** BEGIN **

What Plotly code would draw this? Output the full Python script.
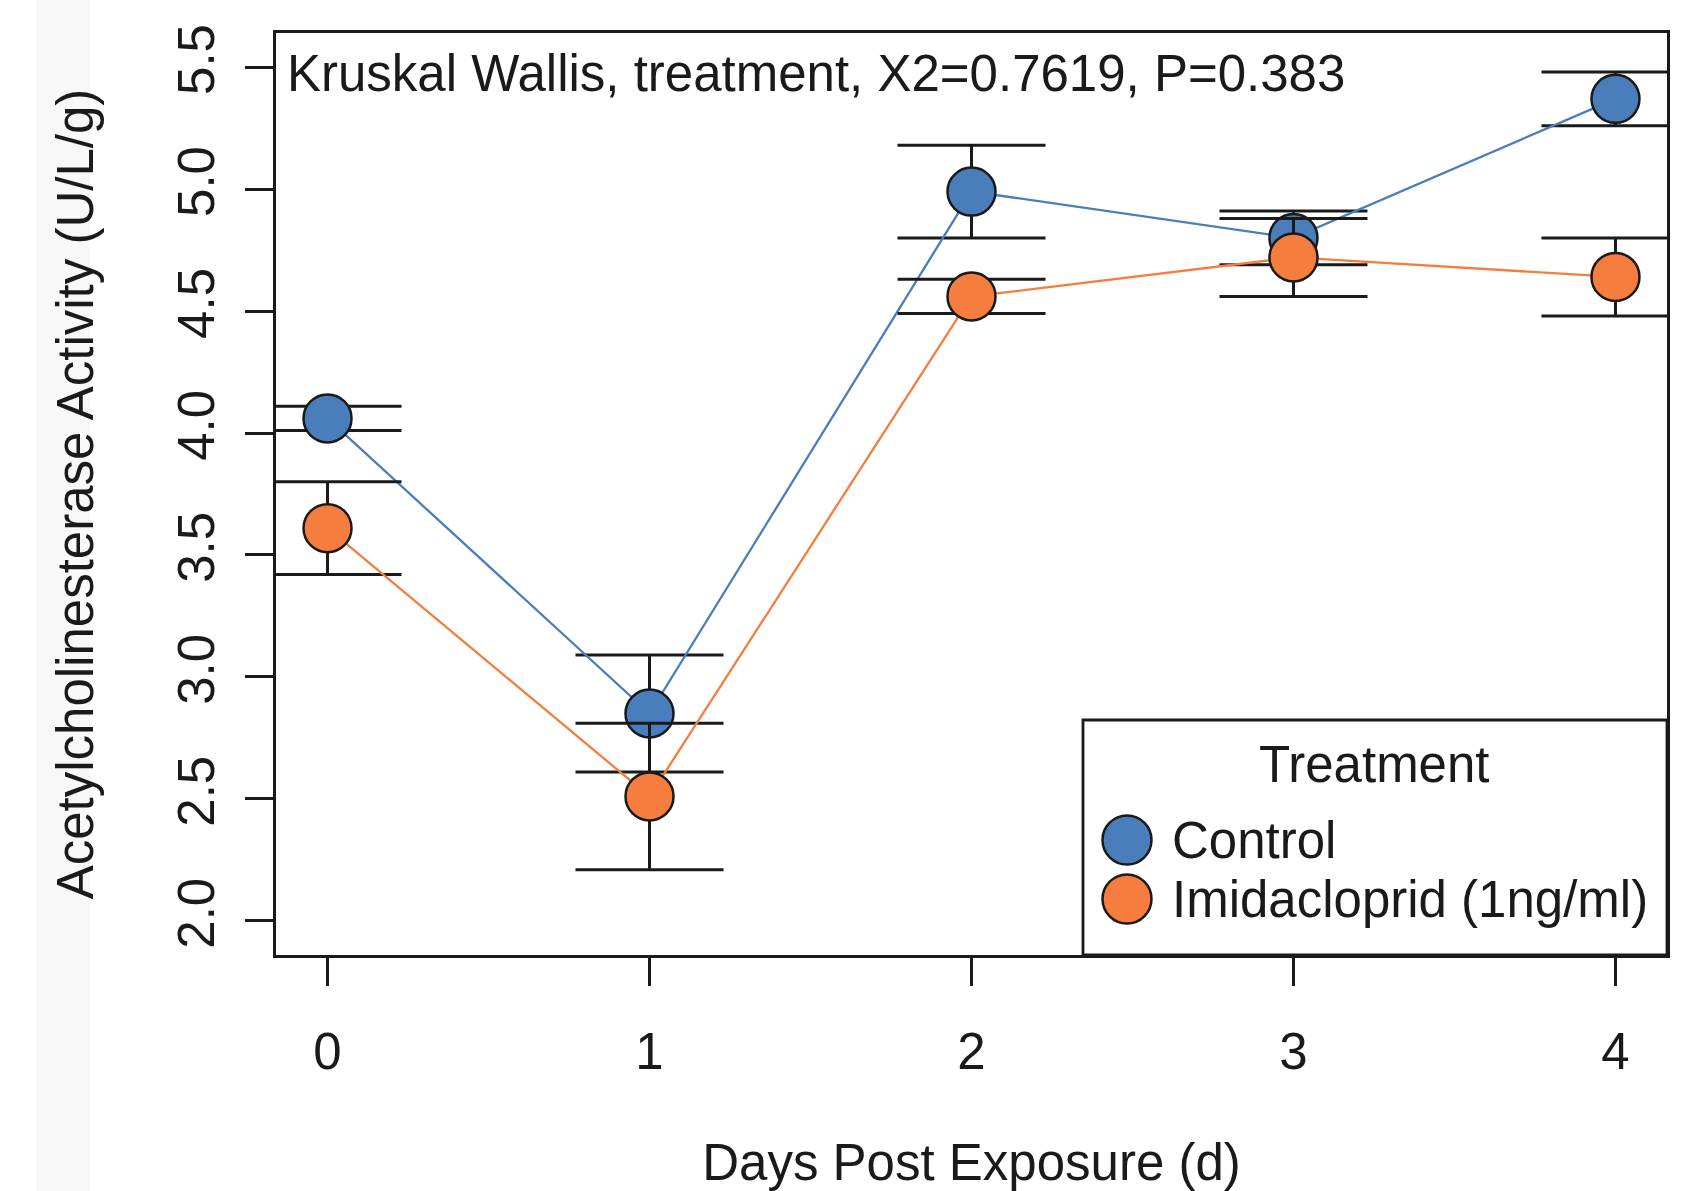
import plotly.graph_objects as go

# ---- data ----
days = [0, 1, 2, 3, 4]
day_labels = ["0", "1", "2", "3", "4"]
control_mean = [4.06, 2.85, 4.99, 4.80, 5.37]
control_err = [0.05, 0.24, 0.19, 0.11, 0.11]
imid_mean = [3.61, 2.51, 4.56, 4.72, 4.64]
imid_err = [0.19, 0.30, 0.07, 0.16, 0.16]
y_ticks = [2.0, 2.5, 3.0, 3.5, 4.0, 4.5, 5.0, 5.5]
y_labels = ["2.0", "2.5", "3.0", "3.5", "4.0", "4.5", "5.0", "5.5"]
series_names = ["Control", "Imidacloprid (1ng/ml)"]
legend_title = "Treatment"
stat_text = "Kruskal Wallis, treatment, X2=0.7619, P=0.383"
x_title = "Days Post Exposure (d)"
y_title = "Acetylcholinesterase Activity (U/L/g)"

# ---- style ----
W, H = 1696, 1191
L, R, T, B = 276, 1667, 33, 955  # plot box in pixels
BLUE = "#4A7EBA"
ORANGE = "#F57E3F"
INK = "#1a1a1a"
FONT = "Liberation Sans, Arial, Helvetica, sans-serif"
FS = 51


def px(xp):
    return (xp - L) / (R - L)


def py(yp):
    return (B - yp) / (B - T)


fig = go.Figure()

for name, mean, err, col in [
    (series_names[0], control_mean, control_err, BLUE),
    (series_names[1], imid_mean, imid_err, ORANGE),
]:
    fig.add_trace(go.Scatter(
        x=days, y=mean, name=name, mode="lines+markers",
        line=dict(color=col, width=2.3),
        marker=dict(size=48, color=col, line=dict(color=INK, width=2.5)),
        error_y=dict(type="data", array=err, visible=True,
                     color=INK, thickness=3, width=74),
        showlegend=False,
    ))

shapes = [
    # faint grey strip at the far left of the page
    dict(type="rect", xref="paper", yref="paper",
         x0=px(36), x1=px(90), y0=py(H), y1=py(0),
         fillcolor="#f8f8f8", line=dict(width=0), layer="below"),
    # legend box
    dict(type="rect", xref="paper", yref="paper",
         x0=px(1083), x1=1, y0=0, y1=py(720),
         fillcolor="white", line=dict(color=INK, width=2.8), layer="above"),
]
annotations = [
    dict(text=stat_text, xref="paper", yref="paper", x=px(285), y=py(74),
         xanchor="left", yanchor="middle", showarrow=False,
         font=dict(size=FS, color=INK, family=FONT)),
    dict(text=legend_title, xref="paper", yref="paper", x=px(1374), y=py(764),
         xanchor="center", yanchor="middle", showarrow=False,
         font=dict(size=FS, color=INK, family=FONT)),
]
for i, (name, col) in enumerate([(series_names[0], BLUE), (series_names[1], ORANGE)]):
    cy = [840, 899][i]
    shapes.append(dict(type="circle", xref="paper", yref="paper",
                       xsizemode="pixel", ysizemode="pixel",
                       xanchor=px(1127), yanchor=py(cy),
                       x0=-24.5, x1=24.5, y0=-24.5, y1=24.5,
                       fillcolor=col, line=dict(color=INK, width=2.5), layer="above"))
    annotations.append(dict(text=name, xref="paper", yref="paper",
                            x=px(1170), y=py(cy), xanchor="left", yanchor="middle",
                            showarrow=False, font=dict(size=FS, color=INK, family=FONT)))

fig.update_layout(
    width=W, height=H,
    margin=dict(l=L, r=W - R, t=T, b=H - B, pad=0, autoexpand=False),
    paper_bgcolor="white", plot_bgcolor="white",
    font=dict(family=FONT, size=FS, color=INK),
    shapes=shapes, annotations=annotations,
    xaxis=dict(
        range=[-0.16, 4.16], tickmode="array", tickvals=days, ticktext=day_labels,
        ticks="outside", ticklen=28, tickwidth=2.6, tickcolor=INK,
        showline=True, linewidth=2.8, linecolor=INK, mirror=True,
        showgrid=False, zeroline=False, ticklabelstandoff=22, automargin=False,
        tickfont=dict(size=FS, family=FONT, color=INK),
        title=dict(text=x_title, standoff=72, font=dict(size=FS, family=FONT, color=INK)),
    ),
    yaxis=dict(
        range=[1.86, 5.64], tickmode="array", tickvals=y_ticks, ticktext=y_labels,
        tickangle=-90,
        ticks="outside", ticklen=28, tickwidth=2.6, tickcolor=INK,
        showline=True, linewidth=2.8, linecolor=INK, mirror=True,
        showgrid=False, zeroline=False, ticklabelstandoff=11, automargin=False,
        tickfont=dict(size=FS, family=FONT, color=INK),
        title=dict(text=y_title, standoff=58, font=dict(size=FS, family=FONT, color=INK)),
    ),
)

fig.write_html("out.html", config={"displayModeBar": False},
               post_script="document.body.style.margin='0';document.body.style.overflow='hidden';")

** END **

** Your objective **
Reproduce exactly the run of lines that opens the listing and closes with the line holding "import plotly.graph_objects as go". Pictures are excluded.

** Completed task **
What Plotly code would draw this? Output the full Python script.
import plotly.graph_objects as go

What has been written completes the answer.